GIVEN REQUEST: Pick out each line containing the string "chart".

DATA TO USE:
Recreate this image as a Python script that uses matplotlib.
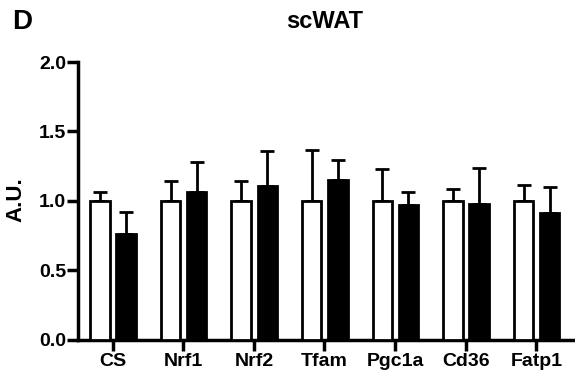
import matplotlib
matplotlib.use("Agg")
from matplotlib import pyplot as plt
import numpy as np

plt.rcParams['font.family'] = ['Liberation Sans', 'DejaVu Sans']
plt.rcParams['font.weight'] = 'bold'

genes = ['CS', 'Nrf1', 'Nrf2', 'Tfam', 'Pgc1a', 'Cd36', 'Fatp1']
ctrl_mean = [1.0, 1.0, 1.0, 1.0, 1.0, 1.0, 1.0]
ctrl_err = [0.063, 0.14, 0.14, 0.368, 0.229, 0.083, 0.112]
treat_mean = [0.763, 1.061, 1.107, 1.148, 0.972, 0.977, 0.91]
treat_err = [0.154, 0.221, 0.252, 0.144, 0.089, 0.262, 0.192]

fig = plt.figure(figsize=(5.75, 3.76), dpi=100)
ax = fig.add_axes([78/575, 36.5/376, 495/575, 277.5/376])

x = np.arange(len(genes))
w = 0.275
zeros = np.zeros(len(genes))
ax.bar(x - 0.18, ctrl_mean, w, color='white', edgecolor='black', linewidth=2, zorder=3)
ax.bar(x + 0.19, treat_mean, w, color='black', edgecolor='black', linewidth=2, zorder=3)
ax.errorbar(x - 0.18, ctrl_mean, yerr=[zeros, ctrl_err], fmt='none', ecolor='black',
            elinewidth=2, capsize=5, capthick=2, zorder=2)
ax.errorbar(x + 0.19, treat_mean, yerr=[zeros, treat_err], fmt='none', ecolor='black',
            elinewidth=2, capsize=5, capthick=2, zorder=2)

ax.set_xlim(-0.49, 6.52)
ax.set_ylim(0, 2.0)
ax.set_yticks([0.0, 0.5, 1.0, 1.5, 2.0])
ax.set_yticklabels(['0.0', '0.5', '1.0', '1.5', '2.0'])
ax.set_xticks(x)
ax.set_xticklabels(genes)
ax.tick_params(axis='both', labelsize=14, width=2.5, length=8, direction='out')
ax.tick_params(axis='x', pad=2)
ax.tick_params(axis='y', pad=0.5)
for s in ['top', 'right']:
    ax.spines[s].set_visible(False)
for s in ['left', 'bottom']:
    ax.spines[s].set_linewidth(2.5)
ax.set_ylabel('A.U.', fontsize=16, fontweight='bold', va='center')
ax.yaxis.set_label_coords((16 - 78) / 495, (339.5 - 200) / 277.5)

fig.text(325/575, 1 - 22/376, 'scWAT', ha='center', va='center', fontsize=17, fontweight='bold')
fig.text(12/575, 1 - 22/376, 'D', ha='left', va='center', fontsize=20, fontweight='bold')

fig.savefig('out.png', dpi=100)
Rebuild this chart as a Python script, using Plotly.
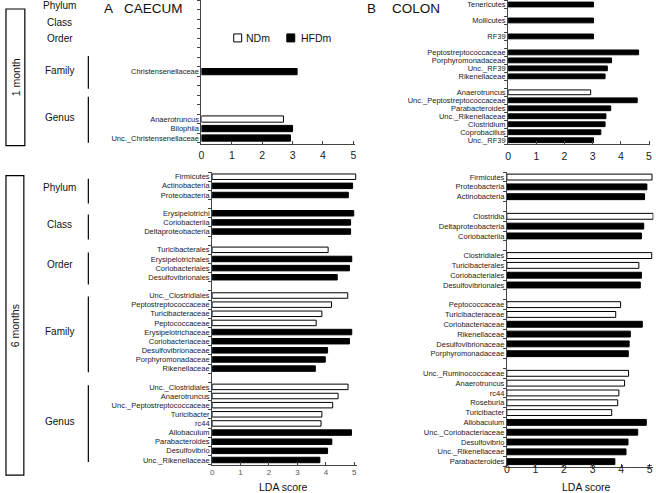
import plotly.graph_objects as go

W, H = 656, 493
FONT = "Arial, Liberation Sans, sans-serif"

# ---------------- data ----------------
# A  CAECUM, 1 month
ca1_taxon = ["Christensenellaceae", "Anaerotruncus", "Bilophila", "Unc._Christensenellaceae"]
ca1_level = ["Family", "Genus", "Genus", "Genus"]
ca1_diet = ["HFDm", "NDm", "HFDm", "HFDm"]
ca1_lda = [3.15, 2.70, 3.00, 2.93]

# A  CAECUM, 6 months
ca6_taxon = ["Firmicutes", "Actinobacteria", "Proteobacteria",
             "Erysipelotrichi", "Coriobacteriia", "Deltaproteobacteria",
             "Turicibacterales", "Erysipelotrichales", "Coriobacteriales", "Desulfovibrionales",
             "Unc._Clostridiales", "Peptostreptococcaceae", "Turicibacteraceae", "Peptococcaceae",
             "Erysipelotrichaceae", "Coriobacteriaceae", "Desulfovibrionaceae", "Porphyromonadaceae",
             "Rikenellaceae",
             "Unc._Clostridiales", "Anaerotruncus", "Unc._Peptostreptococcaceae", "Turicibacter",
             "rc44", "Allobaculum", "Parabacteroides", "Desulfovibrio", "Unc._Rikenellaceae"]
ca6_level = ["Phylum"] * 3 + ["Class"] * 3 + ["Order"] * 4 + ["Family"] * 9 + ["Genus"] * 9
ca6_diet = ["NDm", "HFDm", "HFDm",
            "HFDm", "HFDm", "HFDm",
            "NDm", "HFDm", "HFDm", "HFDm",
            "NDm", "NDm", "NDm", "NDm", "HFDm", "HFDm", "HFDm", "HFDm", "HFDm",
            "NDm", "NDm", "NDm", "NDm", "NDm", "HFDm", "HFDm", "HFDm", "HFDm"]
ca6_lda = [5.05, 4.94, 4.79,
           4.98, 4.87, 4.87,
           4.08, 4.91, 4.83, 4.40,
           4.77, 4.20, 3.86, 3.66, 4.91, 4.83, 4.06, 3.98, 3.63,
           4.78, 4.43, 4.24, 3.86, 3.83, 4.90, 4.21, 4.06, 3.79]

# B  COLON, 1 month
co1_taxon = ["Tenericutes", "Mollicutes", "RF39",
             "Peptostreptococcaceae", "Porphyromonadaceae", "Unc._RF39", "Rikenellaceae",
             "Anaerotruncus", "Unc._Peptostreptococcaceae", "Parabacteroides", "Unc._Rikenellaceae",
             "Clostridium", "Coprobacillus", "Unc._RF39"]
co1_level = ["Phylum", "Class", "Order"] + ["Family"] * 4 + ["Genus"] * 7
co1_diet = ["HFDm", "HFDm", "HFDm",
            "HFDm", "HFDm", "HFDm", "HFDm",
            "NDm", "HFDm", "HFDm", "HFDm", "HFDm", "HFDm", "HFDm"]
co1_lda = [3.03, 3.03, 3.03,
           4.63, 3.67, 3.52, 3.44,
           2.93, 4.58, 3.64, 3.47, 3.44, 3.29, 3.03]

# B  COLON, 6 months
co6_taxon = ["Firmicutes", "Proteobacteria", "Actinobacteria",
             "Clostridia", "Deltaproteobacteria", "Coriobacteriia",
             "Clostridiales", "Turicibacterales", "Coriobacteriales", "Desulfovibrionales",
             "Peptococcaceae", "Turicibacteraceae", "Coriobacteriaceae", "Rikenellaceae",
             "Desulfovibrionaceae", "Porphyromonadaceae",
             "Unc._Ruminococcaceae", "Anaerotruncus", "rc44", "Roseburia", "Turicibacter",
             "Allobaculum", "Unc._Coriobacteriaceae", "Desulfovibrio", "Unc._Rikenellaceae",
             "Parabacteroides"]
co6_level = ["Phylum"] * 3 + ["Class"] * 3 + ["Order"] * 4 + ["Family"] * 6 + ["Genus"] * 10
co6_diet = ["NDm", "HFDm", "HFDm",
            "NDm", "HFDm", "HFDm",
            "NDm", "NDm", "HFDm", "HFDm",
            "NDm", "NDm", "HFDm", "HFDm", "HFDm", "HFDm",
            "NDm", "NDm", "NDm", "NDm", "NDm", "HFDm", "HFDm", "HFDm", "HFDm", "HFDm"]
co6_lda = [5.08, 4.90, 4.82,
           5.12, 4.79, 4.71,
           5.07, 4.62, 4.71, 4.67,
           3.98, 3.81, 4.74, 4.32, 4.28, 4.25,
           4.26, 4.12, 3.92, 3.88, 3.67, 4.88, 4.58, 4.24, 4.17, 3.78]

x_ticks = [0, 1, 2, 3, 4, 5]
level_names = ["Phylum", "Class", "Order", "Family", "Genus"]


# ---------------- helpers ----------------
def px(x):
    return x / W


def py(y):
    return 1 - y / H


def row_slots(levels, start=None):
    """Row index on a categorical-like axis: a blank row between taxonomic levels."""
    out, s, prev = [], 0, None
    for lv in levels:
        if prev is not None and lv != prev:
            s += 1
        if start and lv in start and lv != prev:
            s = start[lv]
        out.append(s)
        s += 1
        prev = lv
    return out


STYLE = {"NDm": dict(color="white", line=dict(color="black", width=1)),
         "HFDm": dict(color="black", line=dict(color="black", width=1))}

panels = [
    dict(t=ca1_taxon, l=ca1_level, d=ca1_diet, v=ca1_lda, start={"Family": 7, "Genus": 12},
         n=15.1, x0=200, x5=353, xmax=5.05, yt=0.5, yb=144, bw=0.66, xf=10.5, xc="#222", so=2),
    dict(t=ca6_taxon, l=ca6_level, d=ca6_diet, v=ca6_lda, start=None,
         n=None, x0=210.7, x5=354, xmax=5.1, yt=172.5, yb=465.5, bw=0.6, xf=8, xc="#555", so=0),
    dict(t=co1_taxon, l=co1_level, d=co1_diet, v=co1_lda, start=None,
         n=None, x0=509, x5=651, xmax=5.05, yt=0.5, yb=144.5, bw=0.6, xf=10.5, xc="#222", so=2),
    dict(t=co6_taxon, l=co6_level, d=co6_diet, v=co6_lda, start=None,
         n=None, x0=507.7, x5=651.7, xmax=5.13, yt=172.5, yb=467.5, bw=0.6, xf=10.5, xc="#222", so=-7),
]

fig = go.Figure()
layout = dict(
    width=W, height=H, margin=dict(l=0, r=0, t=0, b=0),
    paper_bgcolor="white", plot_bgcolor="white",
    showlegend=False, font=dict(family=FONT, color="#111"),
    barmode="overlay",
)

for i, p in enumerate(panels, start=1):
    sfx = "" if i == 1 else str(i)
    pos = row_slots(p["l"], p["start"])
    nslots = p["n"] if p["n"] else pos[-1] + 1
    for diet in ["NDm", "HFDm"]:
        idx = [k for k, d in enumerate(p["d"]) if d == diet]
        if not idx:
            continue
        fig.add_trace(go.Bar(
            orientation="h",
            x=[p["v"][k] for k in idx],
            y=[pos[k] for k in idx],
            width=p["bw"], marker=STYLE[diet], name=diet,
            hovertext=[p["t"][k] for k in idx],
            xaxis="x" + sfx, yaxis="y" + sfx,
        ))
    unit = (p["x5"] - p["x0"]) / 5
    xr = p["x0"] + unit * p["xmax"]
    layout["xaxis" + sfx] = dict(
        domain=[px(p["x0"]), px(xr)], anchor="y" + sfx, range=[0, p["xmax"]],
        tickvals=x_ticks, ticks="inside", ticklen=3, tickcolor="#444",
        showline=True, linecolor="#444", linewidth=1,
        showgrid=False, zeroline=False, ticklabelstandoff=p["so"],
        tickfont=dict(size=p["xf"], color=p["xc"], family=FONT),
    )
    bounds = [b - 0.5 for b in range(int(nslots) + 1)]
    layout["yaxis" + sfx] = dict(
        domain=[py(p["yb"]), py(p["yt"])], anchor="x" + sfx,
        range=[nslots - 0.5, -0.5],
        tickvals=pos, ticktext=p["t"], ticks="",
        showline=True, linecolor="#444", linewidth=1,
        showgrid=False, zeroline=False,
        tickfont=dict(size=7.5, color="#222", family=FONT),
        minor=dict(tickmode="array", tickvals=bounds, ticks="outside",
                   ticklen=3, tickcolor="#444", showgrid=False),
    )

ann = []
shapes = []


def text(x, y, s, size, angle=0, xanchor="center", color="#111"):
    ann.append(dict(x=px(x), y=py(y), xref="paper", yref="paper", text=s,
                    showarrow=False, xanchor=xanchor, yanchor="middle",
                    textangle=angle, font=dict(size=size, family=FONT, color=color)))


def line(x0, y0, x1, y1, w=1.2):
    shapes.append(dict(type="line", xref="paper", yref="paper",
                       x0=px(x0), y0=py(y0), x1=px(x1), y1=py(y1),
                       line=dict(color="black", width=w)))


def rect(x0, y0, x1, y1, fill="white", w=1.2):
    shapes.append(dict(type="rect", xref="paper", yref="paper",
                       x0=px(x0), y0=py(y0), x1=px(x1), y1=py(y1),
                       fillcolor=fill, line=dict(color="black", width=w)))


# panel titles
text(106, 9, "A", 13.5)
text(120, 9, "CAECUM", 13.5, xanchor="left")
text(371, 9, "B", 13.5)
text(390, 9, "COLON", 13.5, xanchor="left")

# legend
rect(232.5, 34, 240.5, 42, fill="white", w=1)
text(243, 38, "NDm", 10.5, xanchor="left")
rect(286, 34, 294, 42, fill="black", w=1)
text(298, 38, "HFDm", 10.5, xanchor="left")

# time boxes
rect(3, 9, 22, 146)
text(12.5, 77, "1 month", 10.5, angle=-90)
rect(3, 176, 21, 476)
text(12, 326, "6 months", 10.5, angle=-90)

# taxonomic level labels (1 month)
for name, y in zip(level_names, [6, 22.5, 39, 71, 118]):
    text(57, y, name, 10)
line(86, 56, 86, 89)
line(86, 97, 86, 143)

# taxonomic level labels (6 months)
for name, y in zip(level_names, [187.5, 225, 265.5, 332.5, 422.5]):
    text(57, y, name, 10)
for y0, y1 in [(179, 204), (215, 240), (253, 285), (297, 373), (386, 463)]:
    line(86, y0, 86, y1)

# axis titles
text(283, 488, "LDA score", 10.5)
text(588, 487.5, "LDA score", 10.5)

layout["annotations"] = ann
layout["shapes"] = shapes
fig.update_layout(**layout)
fig.write_html(
    "out.html",
    config={"displayModeBar": False},
    post_script="document.body.style.margin='0px';document.body.style.overflow='hidden';",
)
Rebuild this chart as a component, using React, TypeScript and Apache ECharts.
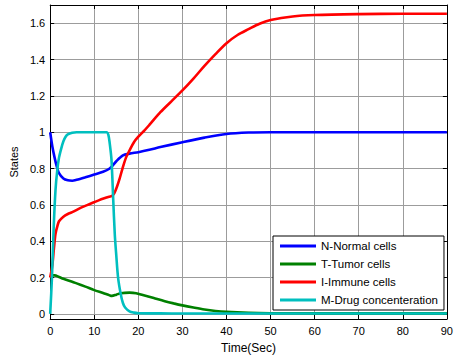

RESULT BELOW:
Rebuild this chart as a Python script, using Plotly.
Rebuild this chart as a component, using React, TypeScript and Apache ECharts.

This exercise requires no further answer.